Tailoring of dielectric, ferroelectric, and optical properties of Bi0.99Nd0.1Fe2O3/ZnO nanocomposite at room temperature

Abstract

We observe the fine-tuning of electrical and optical properties in a composite nanoparticle system consisting of varying weight fractions of semiconducting ZnO grains (x) embedded into Nd-doped multiferroic Bi0.99Nd0.1Fe2O3 matrix and annealed at 500 °C. X-ray diffraction (XRD) is used to validate the phase which further reveals the existence of cubic ZnO phases and rhombohedral BFO with some impurity phases.
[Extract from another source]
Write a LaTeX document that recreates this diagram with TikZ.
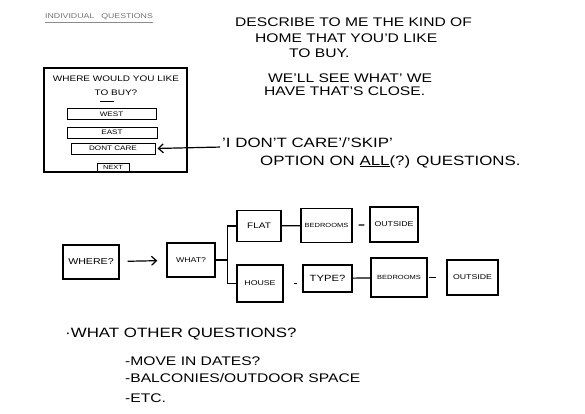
\documentclass[tikz,border=0pt]{standalone}
\usepackage{fontspec}
\setmainfont{Liberation Sans}[FakeStretch=1.25]
\usetikzlibrary{positioning, calc, arrows.meta}
\tikzstyle{Box} = [draw, line width=1.3pt, inner sep=0pt,
font=\fontsize{7}{8}\selectfont]
\tikzstyle{Button} = [draw, line width=1pt, inner sep=0pt,
minimum height=11pt, font=\fontsize{6.5}{7}\selectfont]
\tikzstyle{Note} = [anchor=base west, inner sep=0pt,
font=\fontsize{12.5}{14}\selectfont]
\tikzstyle{Arrow} = [line width=1.2pt,
-{Straight Barb[length=5pt, width=9pt]}]
\tikzstyle{Link} = [line width=1.2pt]

\begin{document}
\begin{tikzpicture}[x=1pt, y=-1pt]
    \useasboundingbox (0,0) rectangle (585,413);

    \node [Note, font=\fontsize{7}{8}\selectfont, text=black!55] (heading) at (45,18) {INDIVIDUAL\quad QUESTIONS};
    \draw [black!45, line width=0.5pt] ([yshift=-3pt]heading.south west) -- ([yshift=-3pt]heading.south east);

    \node [Note] (desc1) at (235,26) {DESCRIBE TO ME THE KIND OF};
    \node [Note] (desc2) at (255,42) {HOME THAT YOU'D LIKE};
    \node [Note] (desc3) at (289,57) {TO BUY.};
    \node [Note] (desc4) at (268,82) {WE'LL SEE WHAT' WE};
    \node [Note] (desc5) at (264,95) {HAVE THAT'S CLOSE.};

    % the form
    \node [draw, line width=1.2pt, minimum width=143pt, minimum height=104pt] (form) at (115.5,120) {};
    \node [font=\fontsize{8}{14}\selectfont, align=center, inner sep=0pt] (formq) at (116,86) {WHERE WOULD YOU LIKE\\TO BUY?};
    \draw [line width=1pt] ([shift={(-16pt,-5pt)}]formq.south) -- ([shift={(-2pt,-5pt)}]formq.south);
    \node [Button, minimum width=89pt] (west) at (111.5,114) {WEST};
    \node [Button, minimum width=90pt] (east) at (112,132.5) {EAST};
    \node [Button, minimum width=84pt] (dontcare) at (113,148.5) {DONT CARE};
    \node [Button, minimum width=32pt, minimum height=8pt, font=\fontsize{6}{7}\selectfont] (next) at (113,167) {NEXT};

    \node [Note, font=\fontsize{13.5}{15}\selectfont] (skip) at (222,147) {'I DON'T CARE'/'SKIP'};
    \node [Note, font=\fontsize{13.5}{15}\selectfont] (skip2) at (260,165) {OPTION ON \underline{ALL}(?) QUESTIONS.};
    \draw [Arrow, shorten <=2pt, shorten >=2pt] (skip.base west) -- (dontcare.east);

    % flow of questions
    \node [Box, minimum width=56pt, minimum height=34pt, font=\fontsize{8.5}{9}\selectfont] (where) at (91,262) {WHERE?};
    \node [Box, minimum width=48pt, minimum height=34pt] (what) at (191,260) {WHAT?};
    \node [Box, minimum width=44pt, minimum height=31pt, font=\fontsize{8}{9}\selectfont] (flat) at (259,226) {FLAT};
    \node [Box, minimum width=46pt, minimum height=37pt] (house) at (260,283.5) {HOUSE};
    \node [Box, minimum width=51pt, minimum height=34pt, font=\fontsize{6}{7}\selectfont] (bed1) at (326.5,225.5) {BEDROOMS};
    \node [Box, minimum width=48pt, minimum height=35pt] (out1) at (394,224.5) {OUTSIDE};
    \node [Box, minimum width=49pt, minimum height=27pt, font=\fontsize{9}{10}\selectfont] (type) at (327.5,278.5) {TYPE?};
    \node [Box, minimum width=56pt, minimum height=39pt, font=\fontsize{6}{7}\selectfont] (bed2) at (399,277.5) {BEDROOMS};
    \node [Box, minimum width=51pt, minimum height=35pt] (out2) at (472.5,277.5) {OUTSIDE};

    \draw [Arrow, shorten <=8pt, shorten >=9pt] (where) -- (what);
    \draw [Link] (what.east) -- ++(12,0) |- (flat.west);
    \draw [Link] (what.east) -- ++(12,0) |- (house.west);
    \draw [Link] (flat) -- (bed1);
    \draw [Link, shorten <=6pt, shorten >=5pt] (bed1) -- (out1);
    \draw [Link, shorten <=10pt, shorten >=5pt] (house.east) -- (type.west |- house.east);
    \draw [Link] (type) -- (bed2);
    \draw [Link, shorten <=1pt, shorten >=10pt] (bed2) -- (out2);

    \node [Note, font=\fontsize{13.5}{15}\selectfont] (more) at (65,337) {·WHAT OTHER QUESTIONS?};
    \node [Note] (more1) at (125,365) {-MOVE IN DATES?};
    \node [Note] (more2) at (125,382) {-BALCONIES/OUTDOOR SPACE};
    \node [Note] (more3) at (125,402) {-ETC.};
\end{tikzpicture}
\end{document}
With the aid of SEM and EDX, the morphological and elemental composition of grains are found to be affected by ZnO nanoparticles. To understand the nature of dielectric response impedance analysis is performed which reveals the presence of large resistance offered by a composite maximum of 46.8 KΩ at x = 10 %. The enhancement in dielectric constant and dielectric loss is observed at higher concentrations for (x = 5 %). The Ferroelectric investigation shows that the maximum polarization achieved at low frequency for x = 10 % is 22.13 μc/cm2. The optical band gap in the composite sample exhibits significant dependence on ZnO concentrations, thus indicating potential application in optoelectronic devices.